─── Data lines ───

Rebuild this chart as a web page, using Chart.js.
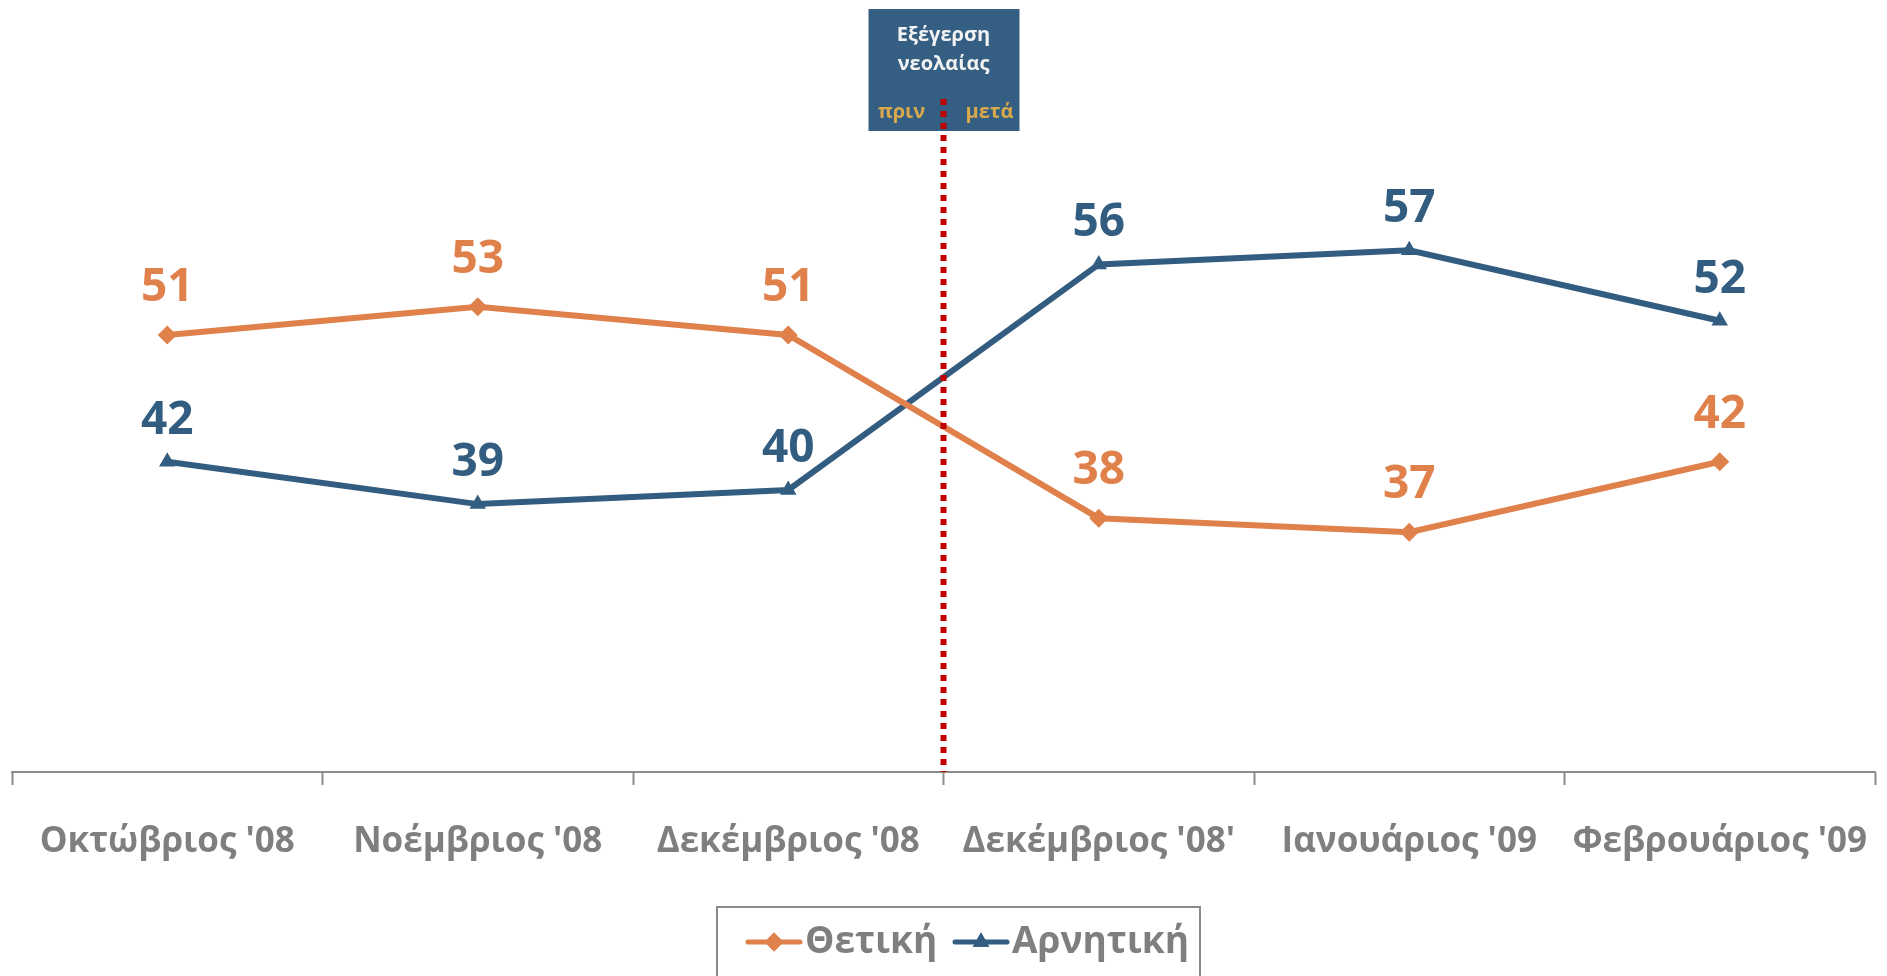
<!DOCTYPE html>
<html>
<head>
<meta charset="utf-8">
<script src="https://cdn.jsdelivr.net/npm/chart.js@4"></script>
<style>
  html, body { margin: 0; padding: 0; background: #fff; overflow: hidden; }
  #wrap { width: 1887px; height: 976px; position: relative; }
  canvas { display: block; }
</style>
</head>
<body>
<div id="wrap"><canvas id="chart"></canvas></div>
<script>
const months = ["Οκτώβριος '08", "Νοέμβριος '08", "Δεκέμβριος '08", "Δεκέμβριος '08'", "Ιανουάριος '09", "Φεβρουάριος '09"];
const positive = [51, 53, 51, 38, 37, 42];
const negative = [42, 39, 40, 56, 57, 52];
const seriesNames = ["Θετική", "Αρνητική"];
const eventTitle = ["Εξέγερση", "νεολαίας"];
const beforeAfter = ["πριν", "μετά"];

const ORANGE = "#E0804A";
const BLUE = "#335D80";
const GREY = "#7F7F7F";
const FONT = "'Open Sans', 'DejaVu Sans', sans-serif";

// value labels above each point
const valueLabels = {
  id: "valueLabels",
  afterDatasetsDraw(chart) {
    let ctx = chart.ctx;
    ctx.save();
    ctx.font = "bold 46px " + FONT;
    ctx.textAlign = "center";
    ctx.textBaseline = "alphabetic";
    chart.data.datasets.forEach((ds, i) => {
      let meta = chart.getDatasetMeta(i);
      ctx.fillStyle = ds.borderColor;
      meta.data.forEach((pt, j) => {
        ctx.fillText(String(ds.data[j]), pt.x, pt.y - ds.labelLift);
      });
    });
    ctx.restore();
  }
};

// event box + dotted divider between the two december points
const eventMarker = {
  id: "eventMarker",
  afterDraw(chart) {
    let ctx = chart.ctx;
    let xs = chart.scales.x;
    let area = chart.chartArea;
    let cx = (xs.getPixelForValue(2) + xs.getPixelForValue(3)) / 2;
    ctx.save();
    ctx.fillStyle = "#355F82";
    ctx.fillRect(cx - 75, 9, 151, 122);
    ctx.fillStyle = "#F2F2F2";
    ctx.font = "bold 20px " + FONT;
    ctx.textAlign = "center";
    ctx.textBaseline = "alphabetic";
    ctx.fillText(eventTitle[0], cx, 41);
    ctx.fillText(eventTitle[1], cx, 70);
    ctx.fillStyle = "#D9A94C";
    ctx.fillText(beforeAfter[0], cx - 42, 118);
    ctx.fillText(beforeAfter[1], cx + 46, 118);

    ctx.strokeStyle = "#C00000";
    ctx.lineWidth = 6;
    ctx.setLineDash([6, 6]);
    ctx.beginPath();
    ctx.moveTo(cx, 99);
    ctx.lineTo(cx, area.bottom);
    ctx.stroke();
    ctx.restore();
  }
};

// boxed legend under the axis
const boxLegend = {
  id: "boxLegend",
  afterDraw(chart) {
    let ctx = chart.ctx;
    ctx.save();
    ctx.strokeStyle = "#8A8A8A";
    ctx.lineWidth = 2;
    ctx.strokeRect(717, 907, 483, 100);

    let items = [
      { x: 748, color: ORANGE, style: "rectRot", text: seriesNames[0] },
      { x: 955, color: BLUE, style: "triangle", text: seriesNames[1] }
    ];
    items.forEach(it => {
      let y = 942;
      ctx.strokeStyle = it.color;
      ctx.lineWidth = 5;
      ctx.lineCap = "round";
      ctx.beginPath();
      ctx.moveTo(it.x, y);
      ctx.lineTo(it.x + 52, y);
      ctx.stroke();
      ctx.fillStyle = it.color;
      Chart.helpers.drawPoint(ctx, { pointStyle: it.style, radius: 9.5, rotation: 0, borderWidth: 0 }, it.x + 26, y);
      ctx.fill();
      ctx.fillStyle = GREY;
      ctx.font = "bold 37px " + FONT;
      ctx.textAlign = "left";
      ctx.textBaseline = "middle";
      ctx.fillText(it.text, it.x + 57, y);
    });
    ctx.restore();
  }
};

function makeDataset(label, data, color, style, lift) {
  return {
    label,
    data,
    borderColor: color,
    backgroundColor: color,
    borderWidth: 6,
    tension: 0,
    pointStyle: style,
    pointRadius: 9.5,
    pointHoverRadius: 9.5,
    pointBorderWidth: 0,
    labelLift: lift
  };
}

let ctx = document.getElementById("chart").getContext("2d");
new Chart(ctx, {
  type: "line",
  data: {
    labels: months,
    datasets: [
      makeDataset(seriesNames[0], positive, ORANGE, "rectRot", 34),
      makeDataset(seriesNames[1], negative, BLUE, "triangle", 28)
    ]
  },
  options: {
    responsive: true,
    maintainAspectRatio: false,
    animation: false,
    layout: { padding: { left: 12, right: 12, top: 67, bottom: 77 } },
    plugins: {
      legend: { display: false },
      tooltip: { enabled: false }
    },
    scales: {
      x: {
        offset: true,
        afterFit(scale) {
          // labels fit inside the offset halves, no extra side padding
          scale.paddingLeft = 0;
          scale.paddingRight = 0;
        },
        grid: {
          offset: true,
          drawOnChartArea: false,
          drawTicks: true,
          tickLength: 13,
          tickWidth: 2,
          tickColor: "#8C8C8C"
        },
        border: { display: true, color: "#8C8C8C", width: 2 },
        ticks: {
          color: GREY,
          font: { family: FONT, size: 35, weight: "bold" },
          padding: 36,
          maxRotation: 0,
          minRotation: 0,
          autoSkip: false
        }
      },
      y: {
        display: false,
        min: 20,
        max: 70
      }
    }
  },
  plugins: [valueLabels, eventMarker, boxLegend]
});
</script>
</body>
</html>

───

▸ **Task description**: Copy the listing over exactly, skipping the pictures it holds.

▸ **Completed exercise**:
Rebuild this chart as a web page, using Chart.js.
<!DOCTYPE html>
<html>
<head>
<meta charset="utf-8">
<script src="https://cdn.jsdelivr.net/npm/chart.js@4"></script>
<style>
  html, body { margin: 0; padding: 0; background: #fff; overflow: hidden; }
  #wrap { width: 1887px; height: 976px; position: relative; }
  canvas { display: block; }
</style>
</head>
<body>
<div id="wrap"><canvas id="chart"></canvas></div>
<script>
const months = ["Οκτώβριος '08", "Νοέμβριος '08", "Δεκέμβριος '08", "Δεκέμβριος '08'", "Ιανουάριος '09", "Φεβρουάριος '09"];
const positive = [51, 53, 51, 38, 37, 42];
const negative = [42, 39, 40, 56, 57, 52];
const seriesNames = ["Θετική", "Αρνητική"];
const eventTitle = ["Εξέγερση", "νεολαίας"];
const beforeAfter = ["πριν", "μετά"];

const ORANGE = "#E0804A";
const BLUE = "#335D80";
const GREY = "#7F7F7F";
const FONT = "'Open Sans', 'DejaVu Sans', sans-serif";

// value labels above each point
const valueLabels = {
  id: "valueLabels",
  afterDatasetsDraw(chart) {
    let ctx = chart.ctx;
    ctx.save();
    ctx.font = "bold 46px " + FONT;
    ctx.textAlign = "center";
    ctx.textBaseline = "alphabetic";
    chart.data.datasets.forEach((ds, i) => {
      let meta = chart.getDatasetMeta(i);
      ctx.fillStyle = ds.borderColor;
      meta.data.forEach((pt, j) => {
        ctx.fillText(String(ds.data[j]), pt.x, pt.y - ds.labelLift);
      });
    });
    ctx.restore();
  }
};

// event box + dotted divider between the two december points
const eventMarker = {
  id: "eventMarker",
  afterDraw(chart) {
    let ctx = chart.ctx;
    let xs = chart.scales.x;
    let area = chart.chartArea;
    let cx = (xs.getPixelForValue(2) + xs.getPixelForValue(3)) / 2;
    ctx.save();
    ctx.fillStyle = "#355F82";
    ctx.fillRect(cx - 75, 9, 151, 122);
    ctx.fillStyle = "#F2F2F2";
    ctx.font = "bold 20px " + FONT;
    ctx.textAlign = "center";
    ctx.textBaseline = "alphabetic";
    ctx.fillText(eventTitle[0], cx, 41);
    ctx.fillText(eventTitle[1], cx, 70);
    ctx.fillStyle = "#D9A94C";
    ctx.fillText(beforeAfter[0], cx - 42, 118);
    ctx.fillText(beforeAfter[1], cx + 46, 118);

    ctx.strokeStyle = "#C00000";
    ctx.lineWidth = 6;
    ctx.setLineDash([6, 6]);
    ctx.beginPath();
    ctx.moveTo(cx, 99);
    ctx.lineTo(cx, area.bottom);
    ctx.stroke();
    ctx.restore();
  }
};

// boxed legend under the axis
const boxLegend = {
  id: "boxLegend",
  afterDraw(chart) {
    let ctx = chart.ctx;
    ctx.save();
    ctx.strokeStyle = "#8A8A8A";
    ctx.lineWidth = 2;
    ctx.strokeRect(717, 907, 483, 100);

    let items = [
      { x: 748, color: ORANGE, style: "rectRot", text: seriesNames[0] },
      { x: 955, color: BLUE, style: "triangle", text: seriesNames[1] }
    ];
    items.forEach(it => {
      let y = 942;
      ctx.strokeStyle = it.color;
      ctx.lineWidth = 5;
      ctx.lineCap = "round";
      ctx.beginPath();
      ctx.moveTo(it.x, y);
      ctx.lineTo(it.x + 52, y);
      ctx.stroke();
      ctx.fillStyle = it.color;
      Chart.helpers.drawPoint(ctx, { pointStyle: it.style, radius: 9.5, rotation: 0, borderWidth: 0 }, it.x + 26, y);
      ctx.fill();
      ctx.fillStyle = GREY;
      ctx.font = "bold 37px " + FONT;
      ctx.textAlign = "left";
      ctx.textBaseline = "middle";
      ctx.fillText(it.text, it.x + 57, y);
    });
    ctx.restore();
  }
};

function makeDataset(label, data, color, style, lift) {
  return {
    label,
    data,
    borderColor: color,
    backgroundColor: color,
    borderWidth: 6,
    tension: 0,
    pointStyle: style,
    pointRadius: 9.5,
    pointHoverRadius: 9.5,
    pointBorderWidth: 0,
    labelLift: lift
  };
}

let ctx = document.getElementById("chart").getContext("2d");
new Chart(ctx, {
  type: "line",
  data: {
    labels: months,
    datasets: [
      makeDataset(seriesNames[0], positive, ORANGE, "rectRot", 34),
      makeDataset(seriesNames[1], negative, BLUE, "triangle", 28)
    ]
  },
  options: {
    responsive: true,
    maintainAspectRatio: false,
    animation: false,
    layout: { padding: { left: 12, right: 12, top: 67, bottom: 77 } },
    plugins: {
      legend: { display: false },
      tooltip: { enabled: false }
    },
    scales: {
      x: {
        offset: true,
        afterFit(scale) {
          // labels fit inside the offset halves, no extra side padding
          scale.paddingLeft = 0;
          scale.paddingRight = 0;
        },
        grid: {
          offset: true,
          drawOnChartArea: false,
          drawTicks: true,
          tickLength: 13,
          tickWidth: 2,
          tickColor: "#8C8C8C"
        },
        border: { display: true, color: "#8C8C8C", width: 2 },
        ticks: {
          color: GREY,
          font: { family: FONT, size: 35, weight: "bold" },
          padding: 36,
          maxRotation: 0,
          minRotation: 0,
          autoSkip: false
        }
      },
      y: {
        display: false,
        min: 20,
        max: 70
      }
    }
  },
  plugins: [valueLabels, eventMarker, boxLegend]
});
</script>
</body>
</html>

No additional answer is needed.